Update: Lyman's won't be opening at 11 a.m. on June 2. Owner Kevin Perone says the bar is still waiting for its insurance paperwork, and won't be able to open until it's processed. He's hopeful he'll be able to get the insurance on Monday, which could mean a Monday-night opening. We'll update this post when we have firm news.

Update #2: Lyman's Tavern is opening at 6:30 p.m. on Monday, June 2.

Here's news that residents of 16th Street Heights/Petworth/Columbia Heights have been waiting for: Lyman's Tavern opens for business at 11 a.m. Monday.

The front of the bar and the slats on the walls at Lyman's Tavern were recycled from wood used in the building's drop ceiling. The stools came from a steakhouse near Leesburg. (Photo by Fritz Hahn/The Washington Post)
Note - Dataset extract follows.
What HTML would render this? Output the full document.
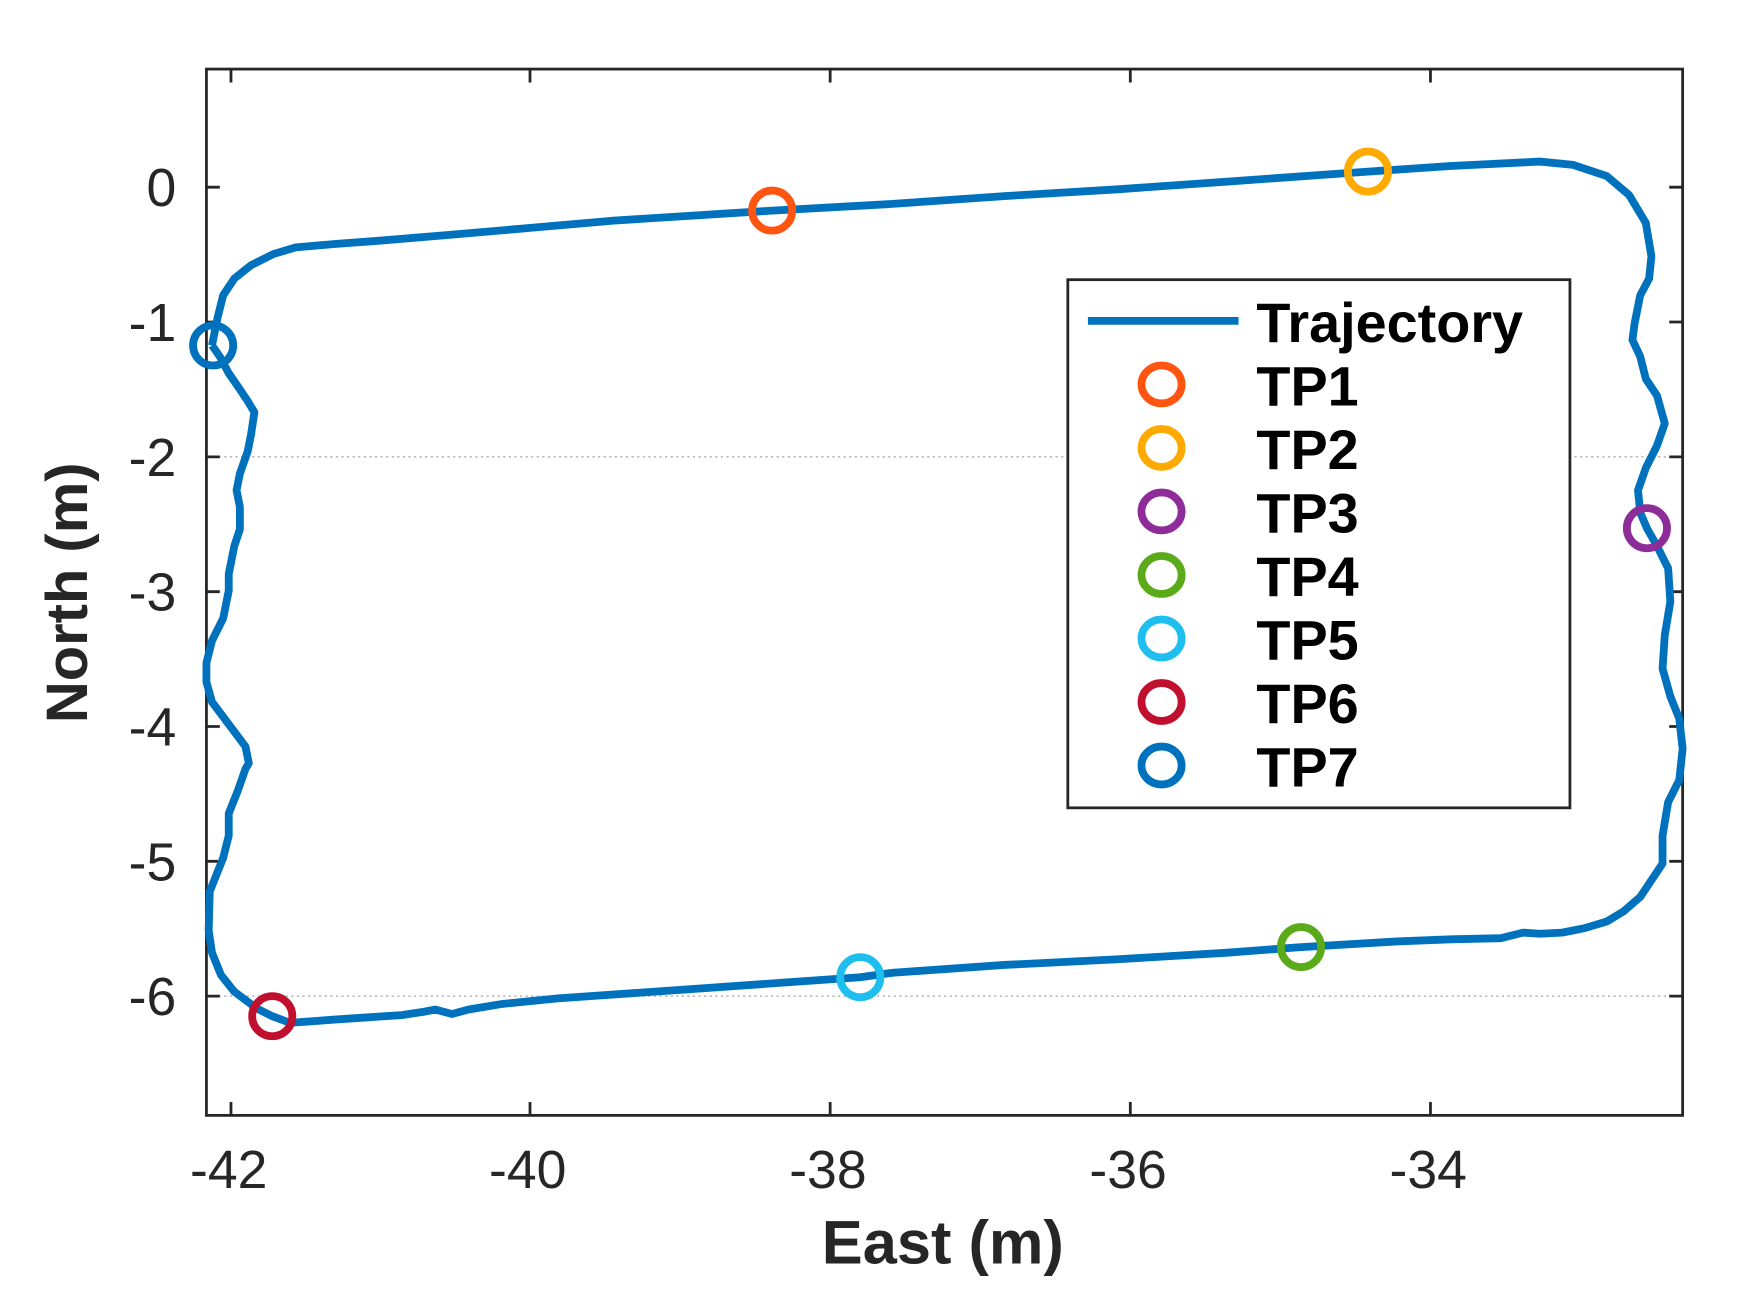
<!DOCTYPE html>
<html><head><meta charset="utf-8"><style>html,body{margin:0;padding:0;background:#fff}svg{display:block}</style></head>
<body>
<svg width="1744" height="1297" viewBox="0 0 1563 1164" preserveAspectRatio="none" xmlns="http://www.w3.org/2000/svg" font-family="Liberation Sans, Arial, sans-serif">
<rect width="1563" height="1164" fill="#fff"/>
<g stroke="#bbb" stroke-width="1.5" stroke-dasharray="2,3">
<line x1="186" y1="410" x2="1507" y2="410"/>
<line x1="186" y1="894" x2="1507" y2="894"/>
</g>
<g stroke="#262626" stroke-width="2.5" fill="none">
<rect x="185" y="62" width="1323" height="939"/>
<path d="M207 62v12M475 62v12M744 62v12M1013 62v12M1282 62v12M207 1001v-12M475 1001v-12M744 1001v-12M1013 1001v-12M1282 1001v-12"/>
<path d="M185 168h12M185 289h12M185 410h12M185 531h12M185 652h12M185 773h12M185 894h12M1508 168h-12M1508 289h-12M1508 410h-12M1508 531h-12M1508 652h-12M1508 773h-12M1508 894h-12"/>
</g>
<g fill="#262626" font-size="48" text-anchor="middle">
<text x="205" y="1066">-42</text><text x="473" y="1066">-40</text><text x="742" y="1066">-38</text><text x="1011" y="1066">-36</text><text x="1280" y="1066">-34</text>
</g>
<g fill="#262626" font-size="48" text-anchor="end">
<text x="158" y="185">0</text><text x="158" y="306">-1</text><text x="158" y="427">-2</text><text x="158" y="548">-3</text><text x="158" y="669">-4</text><text x="158" y="790">-5</text><text x="158" y="911">-6</text>
</g>
<text x="845" y="1134" font-size="55" font-weight="bold" fill="#262626" text-anchor="middle">East (m)</text>
<text transform="translate(78,532) rotate(-90)" font-size="52" font-weight="bold" fill="#262626" text-anchor="middle">North (m)</text>
<path fill="none" stroke="#0072BD" stroke-width="7" stroke-linejoin="round" d="M190 310 L195 285 200 265 210 250 225 238 245 228 265 222 300 219 340 216 400 211 470 205 550 198 692 189 800 183 900 176 1000 170 1100 163 1226 154 1300 149 1380 145 1410 148 1440 158 1460 175 1475 200 1480 230 1478 250 1470 265 1465 290 1463 305 1470 320 1475 340 1485 355 1492 380 1485 400 1475 420 1468 440 1470 460 1476 474 1485 490 1495 510 1497 540 1492 570 1490 600 1497 625 1505 645 1508 672 1505 700 1495 720 1490 750 1490 775 1480 790 1470 805 1455 818 1440 827 1420 833 1400 837 1380 838 1365 837 1345 842 1300 843 1250 845 1166 850 1100 855 1000 861 900 866 800 873 771 877 700 882 600 889 500 896 450 901 420 906 405 910 390 906 380 908 360 911 330 913 300 915 260 918 244 912 230 905 210 890 198 875 190 855 187 835 188 800 200 770 205 750 205 730 213 710 220 690 223 685 220 670 205 650 190 630 185 612 185 595 190 575 200 555 205 530 205 515 210 490 215 475 215 455 212 440 215 425 222 405 225 390 228 370 222 360 214 348 205 335 197 320 190 310"/>
<g fill="none" stroke-width="7">
<ellipse cx="692" cy="189" rx="18" ry="18" stroke="#FF5511"/>
<ellipse cx="1226" cy="154" rx="18" ry="18" stroke="#FFAA00"/>
<ellipse cx="1476" cy="474" rx="18" ry="18" stroke="#8E2C9A"/>
<ellipse cx="1166" cy="850" rx="18" ry="18" stroke="#5AAA1A"/>
<ellipse cx="771" cy="877" rx="18" ry="18" stroke="#1EBFEF"/>
<ellipse cx="244" cy="912" rx="18" ry="18" stroke="#C0102E"/>
<ellipse cx="191" cy="310" rx="18" ry="18" stroke="#0072BD"/>
</g>
<rect x="957" y="251" width="450" height="474" fill="#fff" stroke="#262626" stroke-width="2.5"/>
<line x1="975" y1="288" x2="1110" y2="288" stroke="#0072BD" stroke-width="7"/>
<g fill="none" stroke-width="7">
<ellipse cx="1041" cy="345" rx="18" ry="17" stroke="#FF5511"/>
<ellipse cx="1041" cy="402" rx="18" ry="17" stroke="#FFAA00"/>
<ellipse cx="1041" cy="459" rx="18" ry="17" stroke="#8E2C9A"/>
<ellipse cx="1041" cy="516" rx="18" ry="17" stroke="#5AAA1A"/>
<ellipse cx="1041" cy="573" rx="18" ry="17" stroke="#1EBFEF"/>
<ellipse cx="1041" cy="630" rx="18" ry="17" stroke="#C0102E"/>
<ellipse cx="1041" cy="687" rx="18" ry="17" stroke="#0072BD"/>
</g>
<g fill="#000" font-size="50" font-weight="bold">
<text x="1126" y="307">Trajectory</text>
<text x="1126" y="364">TP1</text><text x="1126" y="421">TP2</text><text x="1126" y="478">TP3</text><text x="1126" y="535">TP4</text><text x="1126" y="592">TP5</text><text x="1126" y="649">TP6</text><text x="1126" y="706">TP7</text>
</g>
</svg>
</body></html>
Lyman's, from Raven owner Merid Admassu, former Cafe Saint-Ex bartender Jessica Kleinmann and Dodge City and Raven bartender Kevin Perone, occupies 3720 14th St. NW, a former laundromat next to the Red Derby. It's a one-room saloon with half a dozen draft beers, four pinball machines, a killer jukebox and free popcorn fresh from a popper behind the bar.
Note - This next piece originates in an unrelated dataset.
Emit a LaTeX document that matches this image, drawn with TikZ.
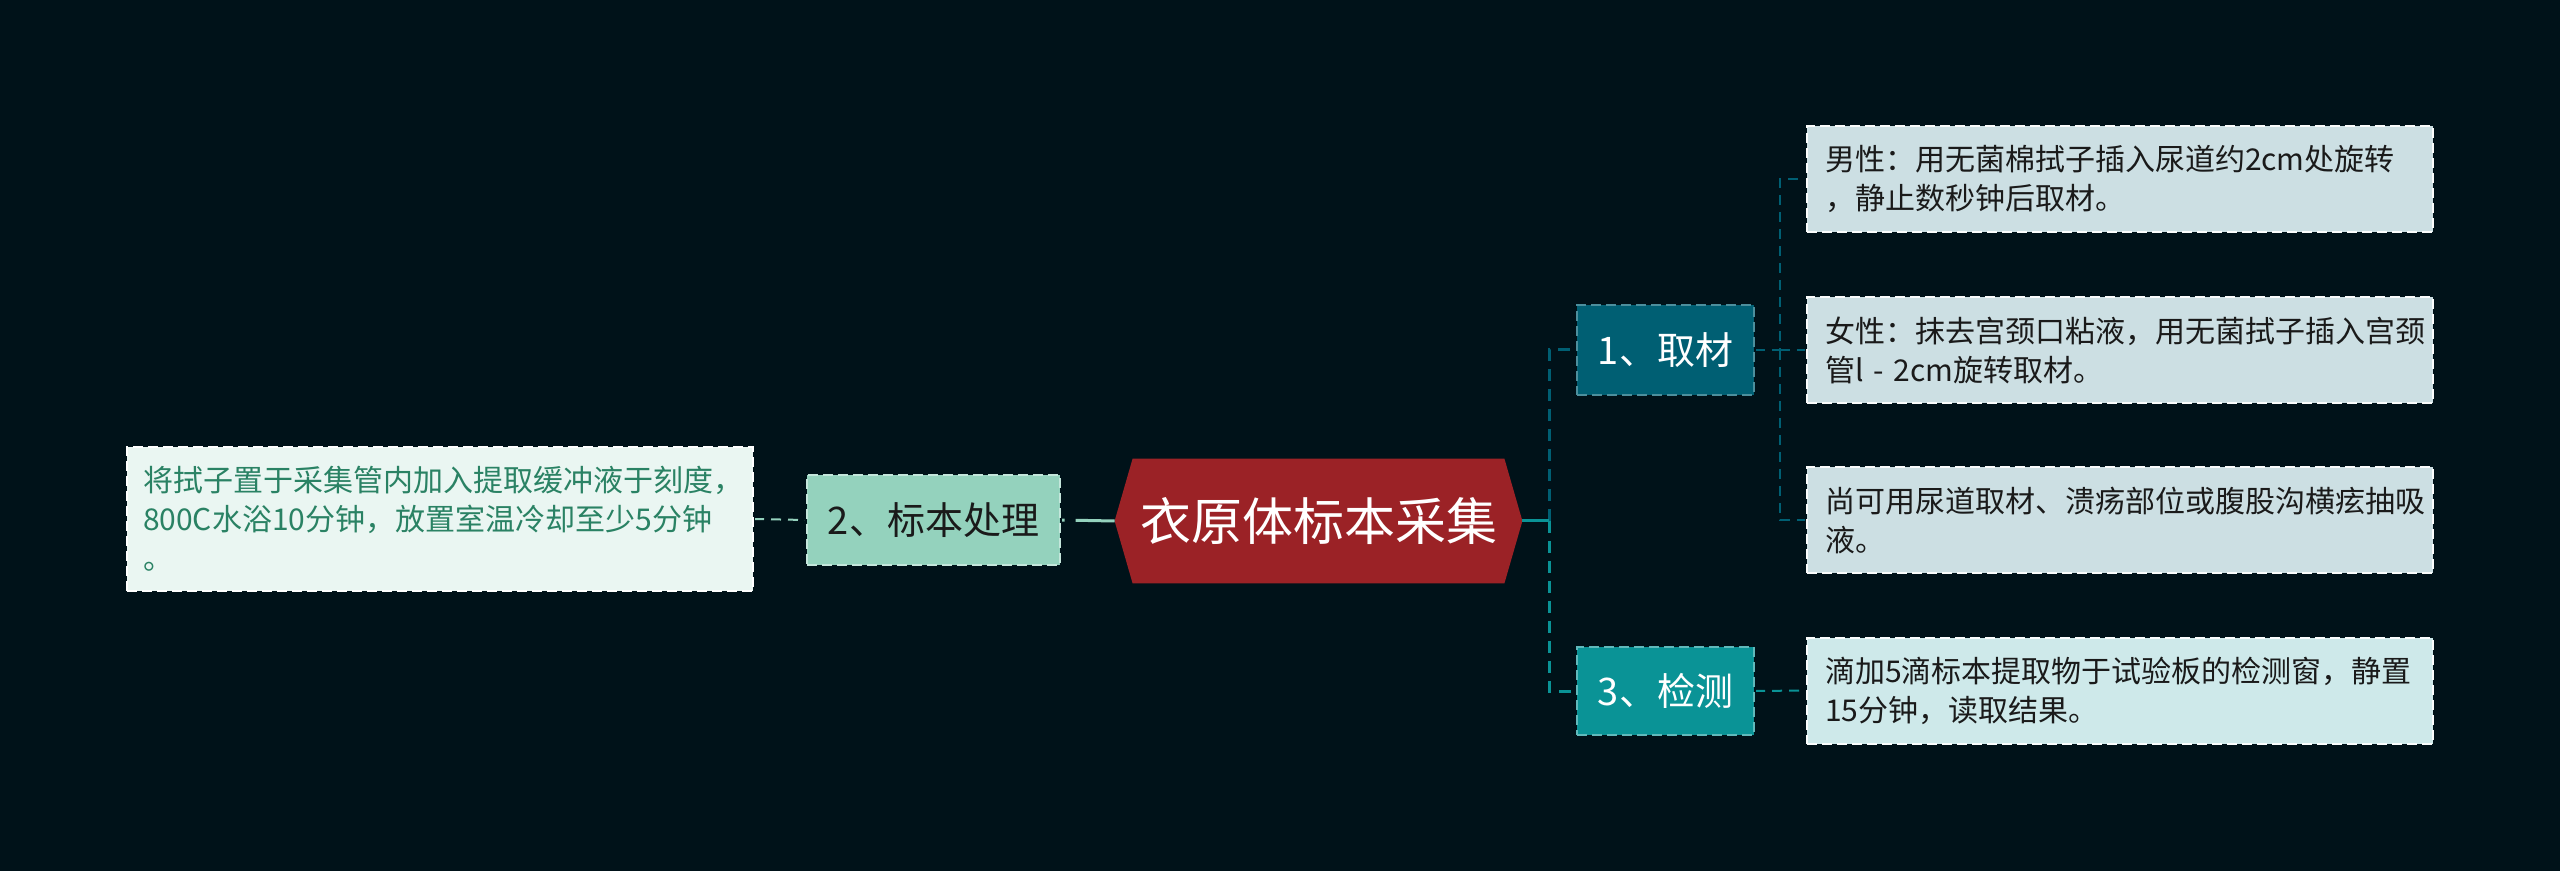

Wooden slats along the wall and the mounted head of a jackalope over the bar give the place a rustic, western feel – there's also a mounted "Montana Militia" sign – but Perone, a former Montana resident, says the decor is not meant to evoke any particular place. (He's also adamant that there's no theme.) That's why you'll also find shelves containing Perone's collection of Super 8 and other cameras, a selection of vintage portable bartender's equipment and other bric-a-brac.

Here's what you can expect from Lyman's:

The bar
Some people are going to hate the antique wrought-iron barstools, which are comfortable, but bolted to the floor. Positive: They're spaced widely enough that it's easy for someone who's standing to chat with a seated friend without feeling crushed against them. Negative: The space is also wide enough for a standing customer to lean in between two chairs to order from the bar, which means your conversations with your friend/spouse seated next to you might be regularly interrupted by someone who needs a drink.

Also worth noting: Located under the bar in front of every stool is a double hook for jackets, purses and umbrellas, and there are outlets all the way down the bar for charging phones.

The front wall of Lyman's features windows that open to allow a breeze (Photo by Fritz Hahn/The Washington Post)

Food and drink
One of the six draft offerings will always feature DC Brau – they're starting with a nitro version of the On the Wings of Armageddon IPA, followed by Corruption IPA – while the others will include Pabst Blue Ribbon, Long Trail Double Bag, Bell's Oberon, Great Lakes Edmund Fitzgerald and Atlas District Common. Expect to pay $3 to $7 per pint.

Due to a tiny kitchen, the menu will be short: Think White Castle-esque sliders, cold-cut sandwiches, deep-fried mac and cheese, and a choice of chili or soup. (They've taken Dodge City's convection oven, so mini-pizzas may also be in the future.) One thing that will always be available: free popcorn, fresh from a movie theater-style popper behind the bar. This is the second new popper I've seen in recent months, after Jackpot's, and it's a trend I can get behind.

The mythical Jackalope hangs directly over the main bar. (Photo by Fritz Hahn/The Washington Post)

The mythical creature – a rabbit with the horns of a deer – is the official mascot of the bar. A mounted head over the bar was a gift from Perone to Kleinmann a few years ago. A jackalope also appears on the men's room sign. (A horn-less jackalope marks the ladies' room.) Expect jackalopes to adorn the bar's T-shirts and koozies.

As a fan of playing pinball while drinking beer, it's good to see that Lyman's has four machines, including AC/DC and Street Fighter II. There's also the iconic '80s arcade game Super Off Road, which lets three players race trucks against each other on dirt tracks.

Who knew pinball machines were on the Highway to Hell? (Photo by Fritz Hahn/The Washington Post)

The 100-disc jukebox has an eclectic mix: 50s doo-wop, vintage country, Leonard Cohen, Judas Priest and the Black Keys. Coin-operated mini-jukes at four tables in the front half of the bar will allow customers to pick from the first 50 CDs. If you want a larger selection, or to play Metallica, you'll have to get up and walk to the jukebox.

There's piano in the back corner of the room, next to a comfortable couch, and Perone says there will eventually be a stage for live bands.

The great outdoors
The owners have plans for a large patio on Quincy Street, but those are on hold while they sort out public space permits. "It could be two weeks, it could be two months," Perone says.

A section of the front wall slides up, garage door-style, to allow a breeze on warm days. A window behind the bar will do the same, allowing customers on the patio to order drinks directly from the bartender.

Lyman's Tavern, 3420 14th St. NW. 202-723-0502. www.lymanstavern.com.